Because, quite frankly, it isn’t much of a slasher picture, or a horror film at all, which is the real tragedy. Even the material that works – a set-piece in a closed car is reasonably elegant – collapses under the creeping sensation that a director like Bier is playing a game of keep-up with a number of other perfunctory horror flicks rather than curating her own misadventures in whatever genre of her choosing. In principle, I’m all for directors of existential tragedies turning their despondent gaze toward horror, tilting their eye for the lonely and the disturbed toward the more explicitly terrifying and even malignant. But Bird Box entirely punts on arguably the paradigmatic horror concept of seen and unseen, hardly ever using cinema’s sense of visual perspective to explore its themes, let alone to induce fright.
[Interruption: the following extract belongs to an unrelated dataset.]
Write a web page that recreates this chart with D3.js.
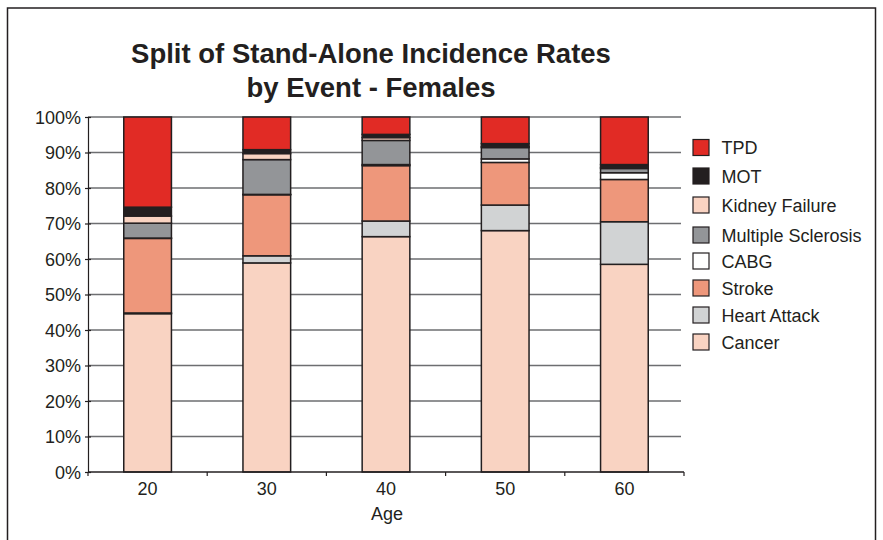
<!DOCTYPE html>
<html>
<head>
<meta charset="utf-8">
<script src="https://cdn.jsdelivr.net/npm/d3@7"></script>
<style>
  html, body { margin: 0; padding: 0; background: #fff; }
  svg { display: block; font-family: "Liberation Sans", Arial, sans-serif; }
</style>
</head>
<body>
<svg id="chart" width="883" height="540"></svg>
<script>
// Age groups along the x axis
const ages = ["20", "30", "40", "50", "60"];

// Share of each event (percent), stacked bottom to top
const cancer            = [44.6, 58.9, 66.3, 68.0, 58.5];
const heartAttack       = [0.2, 2.0, 4.4, 7.2, 12.0];
const stroke            = [21.0, 17.2, 15.6, 12.0, 11.9];
const cabg              = [0.1, 0.1, 0.3, 1.0, 1.9];
const multipleSclerosis = [4.2, 9.8, 6.8, 3.2, 1.2];
const kidneyFailure     = [2.0, 1.7, 0.8, 0.3, 0.3];
const mot               = [2.5, 1.1, 0.9, 0.8, 0.8];
const tpd               = [25.4, 9.2, 4.9, 7.5, 13.4];

const seriesNames = ["Cancer", "Heart Attack", "Stroke", "CABG", "Multiple Sclerosis", "Kidney Failure", "MOT", "TPD"];
const seriesValues = [cancer, heartAttack, stroke, cabg, multipleSclerosis, kidneyFailure, mot, tpd];
const seriesColors = ["#F9D3C2", "#D1D3D4", "#EE977B", "#FFFFFF", "#939598", "#F9D3C2", "#231F20", "#E12B25"];

const yTicks = [0, 10, 20, 30, 40, 50, 60, 70, 80, 90, 100];

const rows = ages.map((a, i) => {
  const r = { age: a };
  seriesNames.forEach((n, k) => { r[n] = seriesValues[k][i]; });
  return r;
});

const ink = "#231F20";
const svg = d3.select("#chart");

// Outer frame
svg.append("rect")
  .attr("x", 7.5).attr("y", 8)
  .attr("width", 868).attr("height", 560)
  .attr("fill", "none").attr("stroke", ink).attr("stroke-width", 1.5);

const plot = { left: 88, right: 684, top: 117, bottom: 472 };

const x = d3.scaleBand().domain(ages).range([plot.left, plot.right]).paddingInner(0.6).paddingOuter(0.3);
const y = d3.scaleLinear().domain([0, 100]).range([plot.bottom, plot.top]);

// Title
const title = svg.append("text")
  .attr("text-anchor", "middle")
  .attr("font-weight", "bold")
  .attr("font-size", 27.5)
  .attr("fill", ink);
title.append("tspan").attr("x", 371).attr("y", 63).text("Split of Stand-Alone Incidence Rates");
title.append("tspan").attr("x", 371).attr("y", 97).text("by Event - Females");

// Horizontal gridlines
svg.append("g")
  .selectAll("line")
  .data(yTicks.filter(t => t > 0))
  .join("line")
  .attr("x1", plot.left).attr("x2", plot.right - 3)
  .attr("y1", d => y(d)).attr("y2", d => y(d))
  .attr("stroke", "#6D6E71").attr("stroke-width", 1.5);

// Y axis
const yAxis = svg.append("g")
  .attr("transform", `translate(${plot.left},0)`)
  .call(d3.axisLeft(y).tickValues(yTicks).tickFormat(d => d + "%").tickSize(3).tickSizeOuter(0));
yAxis.select(".domain").attr("stroke", ink).attr("stroke-width", 1.2);
yAxis.selectAll(".tick line").attr("x1", -3).attr("x2", 3).attr("stroke", ink).attr("stroke-width", 1.2);
yAxis.selectAll(".tick text")
  .attr("font-size", 18).attr("fill", ink).attr("x", -7).attr("dy", "0.34em")
  .attr("font-family", "Liberation Sans, Arial, sans-serif");

// Stacked bars
const stack = d3.stack().keys(seriesNames);
const layers = stack(rows);

svg.append("g")
  .selectAll("g")
  .data(layers)
  .join("g")
  .attr("fill", (d, i) => seriesColors[i])
  .selectAll("rect")
  .data(d => d)
  .join("rect")
  .attr("x", d => x(d.data.age))
  .attr("width", x.bandwidth())
  .attr("y", d => y(d[1]))
  .attr("height", d => y(d[0]) - y(d[1]))
  .attr("stroke", ink)
  .attr("stroke-width", 1.5);

// X axis with ticks at band boundaries
const xAxisG = svg.append("g").attr("transform", `translate(0,${plot.bottom})`);
xAxisG.append("line")
  .attr("x1", plot.left).attr("x2", plot.right)
  .attr("stroke", ink).attr("stroke-width", 1.5);
const boundaries = d3.range(ages.length + 1).map(i => plot.left + i * x.step() - (i === 0 ? 0 : 0));
xAxisG.selectAll("line.tick")
  .data(boundaries)
  .join("line")
  .attr("class", "tick")
  .attr("x1", d => d).attr("x2", d => d)
  .attr("y1", 0).attr("y2", 4)
  .attr("stroke", ink).attr("stroke-width", 1.2);
xAxisG.selectAll("text")
  .data(ages)
  .join("text")
  .attr("x", d => x(d) + x.bandwidth() / 2)
  .attr("y", 23)
  .attr("text-anchor", "middle")
  .attr("font-size", 18)
  .attr("fill", ink)
  .text(d => d);

svg.append("text")
  .attr("x", 387)
  .attr("y", 520)
  .attr("text-anchor", "middle")
  .attr("font-size", 18)
  .attr("fill", ink)
  .text("Age");

// Legend (top to bottom: TPD first)
const legendItems = seriesNames.map((n, i) => ({ name: n, color: seriesColors[i] })).reverse();
const legendY = [147.5, 176, 205, 235, 261, 288, 315, 342];
const legend = svg.append("g");
const li = legend.selectAll("g")
  .data(legendItems)
  .join("g")
  .attr("transform", (d, i) => `translate(693,${legendY[i]})`);
li.append("rect")
  .attr("x", 0).attr("y", -8)
  .attr("width", 16).attr("height", 16)
  .attr("fill", d => d.color)
  .attr("stroke", ink).attr("stroke-width", 1.2);
li.append("text")
  .attr("x", 28.5).attr("y", 6.5)
  .attr("font-size", 18)
  .attr("fill", ink)
  .text(d => d.name);
</script>
</body>
</html>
After a pretty phenomenal introductory social collapse, a travesty rendered as near-un-representable catastrophe that jeopardizes the very capacity of the film to represent knowledge which lies in excess of it, the film loses the thread almost immediately. I’m not trying to suggest that a film about not being able to see shouldn’t have been translated into a visual medium, but I don’t have to; every inch of the film makes the suggestion for me.